Once the pictures are set aside, transcribe the remaining data exactly.
-- start of Provided data --
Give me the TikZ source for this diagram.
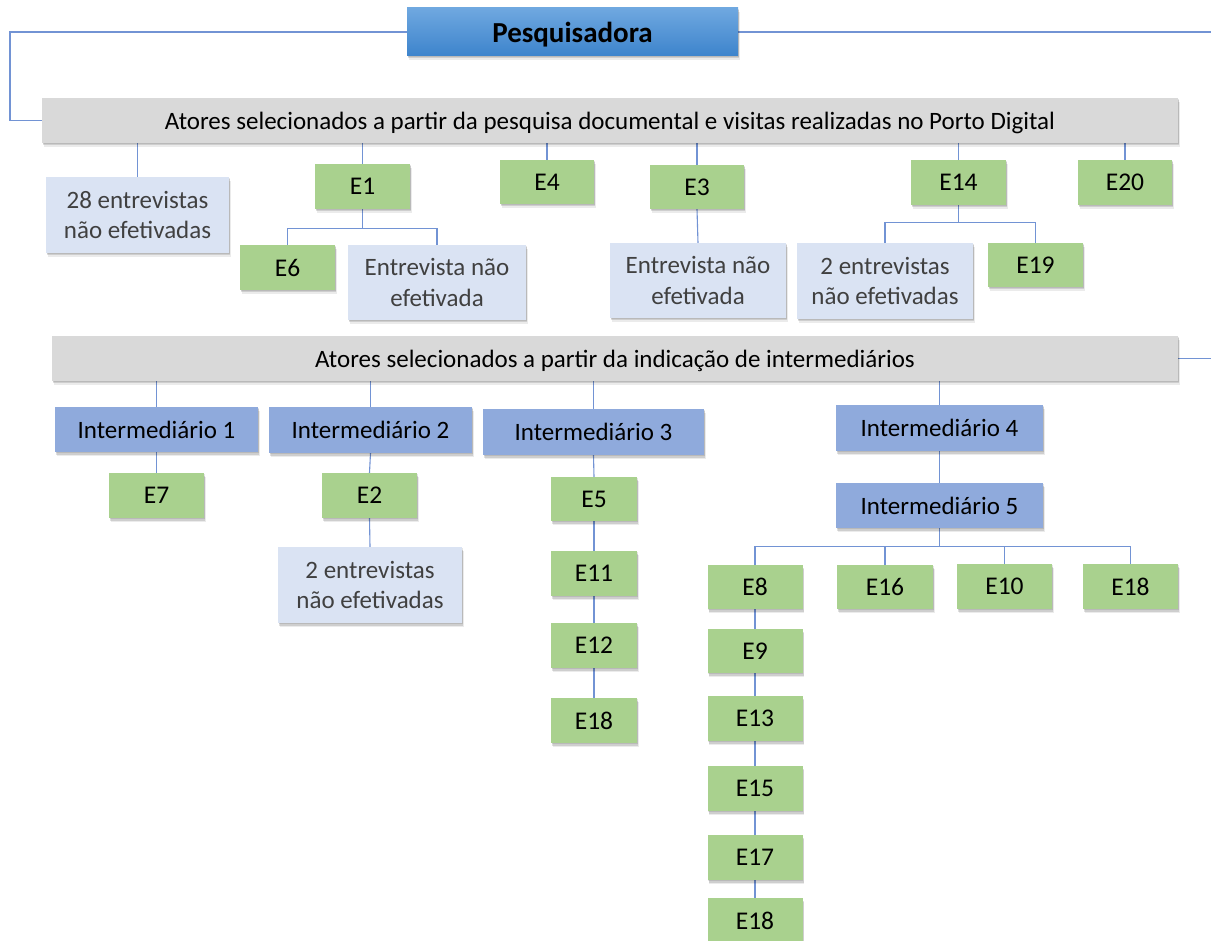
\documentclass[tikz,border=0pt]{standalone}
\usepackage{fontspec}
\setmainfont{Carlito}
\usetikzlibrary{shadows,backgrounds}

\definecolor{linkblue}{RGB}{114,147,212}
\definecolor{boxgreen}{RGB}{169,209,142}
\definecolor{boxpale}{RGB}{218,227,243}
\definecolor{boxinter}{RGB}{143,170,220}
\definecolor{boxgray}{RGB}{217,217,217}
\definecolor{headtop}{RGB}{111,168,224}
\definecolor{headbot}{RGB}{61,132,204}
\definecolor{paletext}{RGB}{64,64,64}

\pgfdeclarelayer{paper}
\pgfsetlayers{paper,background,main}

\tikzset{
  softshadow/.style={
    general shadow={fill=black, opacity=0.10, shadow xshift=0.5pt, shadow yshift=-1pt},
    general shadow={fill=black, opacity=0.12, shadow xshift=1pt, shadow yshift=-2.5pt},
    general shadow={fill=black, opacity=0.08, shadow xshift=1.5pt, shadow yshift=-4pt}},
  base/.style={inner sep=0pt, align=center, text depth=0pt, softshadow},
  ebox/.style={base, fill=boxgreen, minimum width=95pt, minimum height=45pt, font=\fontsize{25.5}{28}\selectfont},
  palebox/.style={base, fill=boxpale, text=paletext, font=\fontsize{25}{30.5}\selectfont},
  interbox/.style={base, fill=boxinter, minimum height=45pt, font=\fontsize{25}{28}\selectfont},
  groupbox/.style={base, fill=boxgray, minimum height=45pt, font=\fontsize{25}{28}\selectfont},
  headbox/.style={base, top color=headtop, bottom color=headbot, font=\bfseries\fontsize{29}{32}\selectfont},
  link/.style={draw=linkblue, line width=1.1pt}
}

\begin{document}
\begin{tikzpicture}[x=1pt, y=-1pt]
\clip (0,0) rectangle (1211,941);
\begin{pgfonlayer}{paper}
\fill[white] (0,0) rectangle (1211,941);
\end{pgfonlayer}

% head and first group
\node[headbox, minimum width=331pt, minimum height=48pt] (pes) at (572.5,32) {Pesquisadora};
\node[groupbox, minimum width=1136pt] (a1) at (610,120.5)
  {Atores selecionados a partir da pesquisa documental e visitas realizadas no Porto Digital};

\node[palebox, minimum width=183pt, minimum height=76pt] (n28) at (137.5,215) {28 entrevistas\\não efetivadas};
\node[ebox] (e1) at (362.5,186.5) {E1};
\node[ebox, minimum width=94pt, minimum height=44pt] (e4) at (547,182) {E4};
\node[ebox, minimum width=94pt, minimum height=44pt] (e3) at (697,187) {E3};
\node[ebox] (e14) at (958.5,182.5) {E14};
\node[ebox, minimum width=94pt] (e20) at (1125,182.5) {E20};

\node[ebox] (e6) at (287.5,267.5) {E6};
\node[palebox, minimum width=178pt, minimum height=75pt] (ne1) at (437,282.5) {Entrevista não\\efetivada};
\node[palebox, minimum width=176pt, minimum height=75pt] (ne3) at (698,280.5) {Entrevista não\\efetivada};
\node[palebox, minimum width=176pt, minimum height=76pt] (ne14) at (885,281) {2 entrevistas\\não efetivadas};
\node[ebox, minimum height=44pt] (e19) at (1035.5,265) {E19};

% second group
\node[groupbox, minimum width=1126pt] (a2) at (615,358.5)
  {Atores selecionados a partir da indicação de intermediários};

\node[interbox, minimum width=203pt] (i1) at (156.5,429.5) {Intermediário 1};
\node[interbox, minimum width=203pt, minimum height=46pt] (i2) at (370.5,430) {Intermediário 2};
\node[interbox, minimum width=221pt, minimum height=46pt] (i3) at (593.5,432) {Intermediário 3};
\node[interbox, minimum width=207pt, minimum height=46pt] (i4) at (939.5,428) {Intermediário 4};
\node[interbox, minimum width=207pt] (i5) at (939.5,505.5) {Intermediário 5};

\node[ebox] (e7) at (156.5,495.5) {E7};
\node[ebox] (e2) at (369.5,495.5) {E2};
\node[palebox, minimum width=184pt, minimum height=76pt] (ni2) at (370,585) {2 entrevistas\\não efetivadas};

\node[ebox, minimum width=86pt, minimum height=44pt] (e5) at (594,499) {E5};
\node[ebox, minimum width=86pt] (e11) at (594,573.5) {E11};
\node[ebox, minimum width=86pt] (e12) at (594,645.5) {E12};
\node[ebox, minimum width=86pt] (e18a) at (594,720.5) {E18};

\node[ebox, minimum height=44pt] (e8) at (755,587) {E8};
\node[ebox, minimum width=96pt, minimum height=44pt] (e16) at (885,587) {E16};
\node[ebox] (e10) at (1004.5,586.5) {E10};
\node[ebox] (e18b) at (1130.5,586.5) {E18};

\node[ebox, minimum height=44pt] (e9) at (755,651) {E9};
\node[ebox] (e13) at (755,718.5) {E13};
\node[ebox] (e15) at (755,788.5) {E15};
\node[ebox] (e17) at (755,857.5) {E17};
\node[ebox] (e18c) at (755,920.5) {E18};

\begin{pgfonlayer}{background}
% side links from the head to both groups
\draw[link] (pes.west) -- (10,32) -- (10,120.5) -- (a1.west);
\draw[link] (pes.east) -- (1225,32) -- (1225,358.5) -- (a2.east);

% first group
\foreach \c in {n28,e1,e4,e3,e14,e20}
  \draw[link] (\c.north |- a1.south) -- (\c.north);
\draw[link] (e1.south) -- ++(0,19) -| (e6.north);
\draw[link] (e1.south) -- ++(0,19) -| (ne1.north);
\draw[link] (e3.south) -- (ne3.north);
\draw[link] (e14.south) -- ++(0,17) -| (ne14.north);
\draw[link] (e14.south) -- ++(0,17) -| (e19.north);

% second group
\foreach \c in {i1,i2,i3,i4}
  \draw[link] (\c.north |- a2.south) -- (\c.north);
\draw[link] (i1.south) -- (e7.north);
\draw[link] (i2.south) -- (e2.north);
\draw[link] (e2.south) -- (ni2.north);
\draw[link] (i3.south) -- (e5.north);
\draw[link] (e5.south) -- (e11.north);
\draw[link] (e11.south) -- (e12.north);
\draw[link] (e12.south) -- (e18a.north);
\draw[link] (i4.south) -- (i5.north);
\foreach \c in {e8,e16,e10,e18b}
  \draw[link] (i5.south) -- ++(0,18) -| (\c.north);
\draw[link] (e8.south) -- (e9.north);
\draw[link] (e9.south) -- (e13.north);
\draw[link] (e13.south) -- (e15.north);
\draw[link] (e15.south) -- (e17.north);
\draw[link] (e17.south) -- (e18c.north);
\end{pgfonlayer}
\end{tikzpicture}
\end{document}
-- end of Provided data --
Exercise output
Give me the TikZ source for this diagram.
\documentclass[tikz,border=0pt]{standalone}
\usepackage{fontspec}
\setmainfont{Carlito}
\usetikzlibrary{shadows,backgrounds}

\definecolor{linkblue}{RGB}{114,147,212}
\definecolor{boxgreen}{RGB}{169,209,142}
\definecolor{boxpale}{RGB}{218,227,243}
\definecolor{boxinter}{RGB}{143,170,220}
\definecolor{boxgray}{RGB}{217,217,217}
\definecolor{headtop}{RGB}{111,168,224}
\definecolor{headbot}{RGB}{61,132,204}
\definecolor{paletext}{RGB}{64,64,64}

\pgfdeclarelayer{paper}
\pgfsetlayers{paper,background,main}

\tikzset{
  softshadow/.style={
    general shadow={fill=black, opacity=0.10, shadow xshift=0.5pt, shadow yshift=-1pt},
    general shadow={fill=black, opacity=0.12, shadow xshift=1pt, shadow yshift=-2.5pt},
    general shadow={fill=black, opacity=0.08, shadow xshift=1.5pt, shadow yshift=-4pt}},
  base/.style={inner sep=0pt, align=center, text depth=0pt, softshadow},
  ebox/.style={base, fill=boxgreen, minimum width=95pt, minimum height=45pt, font=\fontsize{25.5}{28}\selectfont},
  palebox/.style={base, fill=boxpale, text=paletext, font=\fontsize{25}{30.5}\selectfont},
  interbox/.style={base, fill=boxinter, minimum height=45pt, font=\fontsize{25}{28}\selectfont},
  groupbox/.style={base, fill=boxgray, minimum height=45pt, font=\fontsize{25}{28}\selectfont},
  headbox/.style={base, top color=headtop, bottom color=headbot, font=\bfseries\fontsize{29}{32}\selectfont},
  link/.style={draw=linkblue, line width=1.1pt}
}

\begin{document}
\begin{tikzpicture}[x=1pt, y=-1pt]
\clip (0,0) rectangle (1211,941);
\begin{pgfonlayer}{paper}
\fill[white] (0,0) rectangle (1211,941);
\end{pgfonlayer}

% head and first group
\node[headbox, minimum width=331pt, minimum height=48pt] (pes) at (572.5,32) {Pesquisadora};
\node[groupbox, minimum width=1136pt] (a1) at (610,120.5)
  {Atores selecionados a partir da pesquisa documental e visitas realizadas no Porto Digital};

\node[palebox, minimum width=183pt, minimum height=76pt] (n28) at (137.5,215) {28 entrevistas\\não efetivadas};
\node[ebox] (e1) at (362.5,186.5) {E1};
\node[ebox, minimum width=94pt, minimum height=44pt] (e4) at (547,182) {E4};
\node[ebox, minimum width=94pt, minimum height=44pt] (e3) at (697,187) {E3};
\node[ebox] (e14) at (958.5,182.5) {E14};
\node[ebox, minimum width=94pt] (e20) at (1125,182.5) {E20};

\node[ebox] (e6) at (287.5,267.5) {E6};
\node[palebox, minimum width=178pt, minimum height=75pt] (ne1) at (437,282.5) {Entrevista não\\efetivada};
\node[palebox, minimum width=176pt, minimum height=75pt] (ne3) at (698,280.5) {Entrevista não\\efetivada};
\node[palebox, minimum width=176pt, minimum height=76pt] (ne14) at (885,281) {2 entrevistas\\não efetivadas};
\node[ebox, minimum height=44pt] (e19) at (1035.5,265) {E19};

% second group
\node[groupbox, minimum width=1126pt] (a2) at (615,358.5)
  {Atores selecionados a partir da indicação de intermediários};

\node[interbox, minimum width=203pt] (i1) at (156.5,429.5) {Intermediário 1};
\node[interbox, minimum width=203pt, minimum height=46pt] (i2) at (370.5,430) {Intermediário 2};
\node[interbox, minimum width=221pt, minimum height=46pt] (i3) at (593.5,432) {Intermediário 3};
\node[interbox, minimum width=207pt, minimum height=46pt] (i4) at (939.5,428) {Intermediário 4};
\node[interbox, minimum width=207pt] (i5) at (939.5,505.5) {Intermediário 5};

\node[ebox] (e7) at (156.5,495.5) {E7};
\node[ebox] (e2) at (369.5,495.5) {E2};
\node[palebox, minimum width=184pt, minimum height=76pt] (ni2) at (370,585) {2 entrevistas\\não efetivadas};

\node[ebox, minimum width=86pt, minimum height=44pt] (e5) at (594,499) {E5};
\node[ebox, minimum width=86pt] (e11) at (594,573.5) {E11};
\node[ebox, minimum width=86pt] (e12) at (594,645.5) {E12};
\node[ebox, minimum width=86pt] (e18a) at (594,720.5) {E18};

\node[ebox, minimum height=44pt] (e8) at (755,587) {E8};
\node[ebox, minimum width=96pt, minimum height=44pt] (e16) at (885,587) {E16};
\node[ebox] (e10) at (1004.5,586.5) {E10};
\node[ebox] (e18b) at (1130.5,586.5) {E18};

\node[ebox, minimum height=44pt] (e9) at (755,651) {E9};
\node[ebox] (e13) at (755,718.5) {E13};
\node[ebox] (e15) at (755,788.5) {E15};
\node[ebox] (e17) at (755,857.5) {E17};
\node[ebox] (e18c) at (755,920.5) {E18};

\begin{pgfonlayer}{background}
% side links from the head to both groups
\draw[link] (pes.west) -- (10,32) -- (10,120.5) -- (a1.west);
\draw[link] (pes.east) -- (1225,32) -- (1225,358.5) -- (a2.east);

% first group
\foreach \c in {n28,e1,e4,e3,e14,e20}
  \draw[link] (\c.north |- a1.south) -- (\c.north);
\draw[link] (e1.south) -- ++(0,19) -| (e6.north);
\draw[link] (e1.south) -- ++(0,19) -| (ne1.north);
\draw[link] (e3.south) -- (ne3.north);
\draw[link] (e14.south) -- ++(0,17) -| (ne14.north);
\draw[link] (e14.south) -- ++(0,17) -| (e19.north);

% second group
\foreach \c in {i1,i2,i3,i4}
  \draw[link] (\c.north |- a2.south) -- (\c.north);
\draw[link] (i1.south) -- (e7.north);
\draw[link] (i2.south) -- (e2.north);
\draw[link] (e2.south) -- (ni2.north);
\draw[link] (i3.south) -- (e5.north);
\draw[link] (e5.south) -- (e11.north);
\draw[link] (e11.south) -- (e12.north);
\draw[link] (e12.south) -- (e18a.north);
\draw[link] (i4.south) -- (i5.north);
\foreach \c in {e8,e16,e10,e18b}
  \draw[link] (i5.south) -- ++(0,18) -| (\c.north);
\draw[link] (e8.south) -- (e9.north);
\draw[link] (e9.south) -- (e13.north);
\draw[link] (e13.south) -- (e15.north);
\draw[link] (e15.south) -- (e17.north);
\draw[link] (e17.south) -- (e18c.north);
\end{pgfonlayer}
\end{tikzpicture}
\end{document}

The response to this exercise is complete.